Use SQL entity definition to collect all (`image_id`, `ts`) tuple from the MNIST dataset.

In [18]:
# Extract all image_is, ts tuples

engine = create_engine(f'postgresql+psycopg2://{psqlUsername}:{psqlPassword}@{psqlHost}:{str(psqlPort)}/{psqlDb}')
metadata = MetaData()
table = Table(mnistTableName, metadata, autoload=True, autoload_with=engine)

columns = [table.c.image_id, table.c.ts.label('event_timestamp')]
stmt = select(columns)

image_ids = []
ts = []
with engine.connect() as conn:
    result = conn.execute(stmt)
    for row in result:
        image_ids.append(row['image_id'])
        ts.append(row['event_timestamp'])

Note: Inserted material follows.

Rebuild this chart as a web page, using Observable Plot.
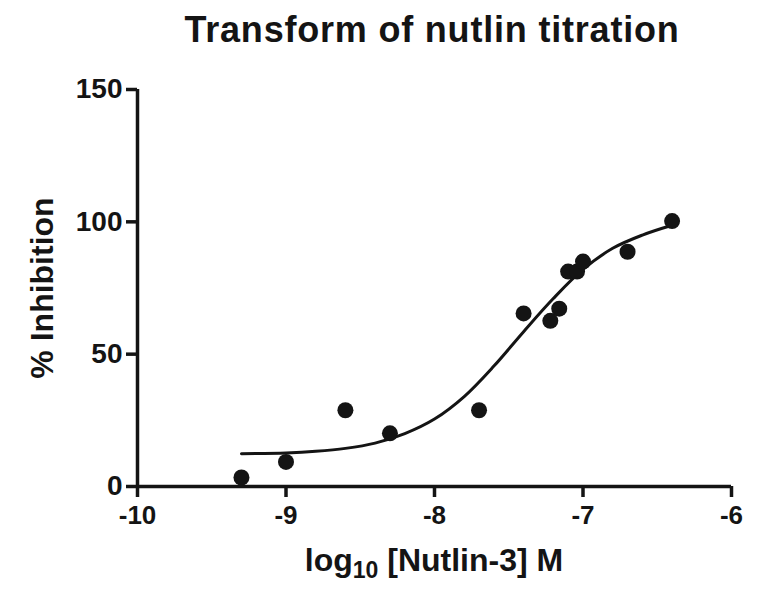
<!DOCTYPE html>
<html><head><meta charset="utf-8">
<script src="https://cdn.jsdelivr.net/npm/d3@7"></script>
<script src="https://cdn.jsdelivr.net/npm/@observablehq/plot@0.6"></script>
<style>
body{margin:0;background:#fff}
#chart svg{font-family:"Liberation Sans",Arial,Helvetica,sans-serif}
</style>
</head><body><div id="chart"></div>
<script>
// Measured data points (log10 concentration, % inhibition)
const logConc =    [-9.3, -9.0, -8.6, -8.3, -7.7, -7.4, -7.22, -7.16, -7.1, -7.04, -7.0, -6.7, -6.4];
const inhibition = [3.4,   9.3, 28.8, 20.1, 28.8, 65.4, 62.6,  67.2,  81.2,  81.2, 85.0, 88.7, 100.3];

// Fitted curve
const fitX = [-9.3, -9.0, -8.8, -8.6, -8.4, -8.2, -8.0, -7.8, -7.6, -7.4, -7.2, -7.0, -6.8, -6.6, -6.4];
const fitY = [12.4, 12.7, 13.3, 14.4, 16.4, 20.0, 25.5, 34.0, 45.5, 58.5, 71.0, 82.0, 90.0, 95.0, 98.7];

const xTicks = [-10, -9, -8, -7, -6];
const yTicks = [0, 50, 100, 150];
const titleText = "Transform of nutlin titration";
const yLabelText = "% Inhibition";

const points = logConc.map((x, i) => ({x, y: inhibition[i]}));
const fit = fitX.map((x, i) => ({x, y: fitY[i]}));
const ink = "#141414";

const plot = Plot.plot({
  width: 764,
  height: 595,
  marginLeft: 137,
  marginRight: 33,
  marginTop: 89,
  marginBottom: 109,
  x: {domain: [-10, -6]},
  y: {domain: [0, 150]},
  style: {background: "white", color: ink},
  marks: [
    Plot.axisX({ticks: xTicks, tickSize: 11, tickPadding: 8, strokeWidth: 3.5, fontSize: 26, fontWeight: "bold", label: null, tickFormat: d => String(d).replace("\u2212", "-")}),
    Plot.axisY({ticks: yTicks, tickSize: 11, tickPadding: 4, strokeWidth: 3.5, fontSize: 28, fontWeight: "bold", label: null}),
    Plot.ruleY([0], {stroke: ink, strokeWidth: 3.5}),
    Plot.ruleX([-10], {stroke: ink, strokeWidth: 3.5}),
    Plot.line(fit, {x: "x", y: "y", stroke: ink, strokeWidth: 3, curve: "catmull-rom"}),
    Plot.dot(points, {x: "x", y: "y", r: 8, fill: ink, stroke: "none"})
  ]
});

const svg = d3.select(plot);
svg.append("text")
  .attr("x", 432).attr("y", 42)
  .attr("text-anchor", "middle")
  .attr("font-size", 36).attr("font-weight", "bold").attr("fill", ink)
  .attr("letter-spacing", 0.8)
  .text(titleText);

svg.append("text")
  .attr("transform", "translate(53,288) rotate(-90)")
  .attr("text-anchor", "middle")
  .attr("font-size", 32).attr("font-weight", "bold").attr("fill", ink)
  .text(yLabelText);

const xl = svg.append("text")
  .attr("x", 434).attr("y", 571)
  .attr("text-anchor", "middle")
  .attr("font-size", 32).attr("font-weight", "bold").attr("fill", ink);
xl.append("tspan").text("log");
xl.append("tspan").attr("font-size", 23).attr("dy", 7).text("10");
xl.append("tspan").attr("dy", -7).text(" [Nutlin-3] M");

document.getElementById("chart").appendChild(plot);
</script>
</body></html>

entity_df = pd.DataFrame.from_dict(
    {
        "image_id": image_ids,
        "event_timestamp": ts,
    }
)
entity_df.head()

Unnamed: 0,image_id,event_timestamp
0,5,2024-04-10 07:02:16
1,0,2024-04-10 07:02:26
2,4,2024-04-10 07:02:36
3,1,2024-04-10 07:02:46
4,9,2024-04-10 07:02:56


The execution of the following step that collects all the historical features for all the timestamps may take some time

In [None]:
store = FeatureStore(repo_path=os.environ['REPO_PATH'])    
features = [f"mnist:feature_{i+1}" for i in range(28)]
features.append("mnist:number")
historical_df = store.get_historical_features(
    entity_df=entity_df,
    features=features,
).to_df()

In [None]:
len(historical_df)
assert len(historical_df)==70000, f"Found {len(historical_df)} instead of 70000"

In [None]:
historical_df.head()

In [None]:
historical_df.info()

## Prepara dataset

Remove rows with null features

In [None]:
for id in range(28):
    historical_df.dropna(subset=[f'feature_{id+1}'], inplace=True)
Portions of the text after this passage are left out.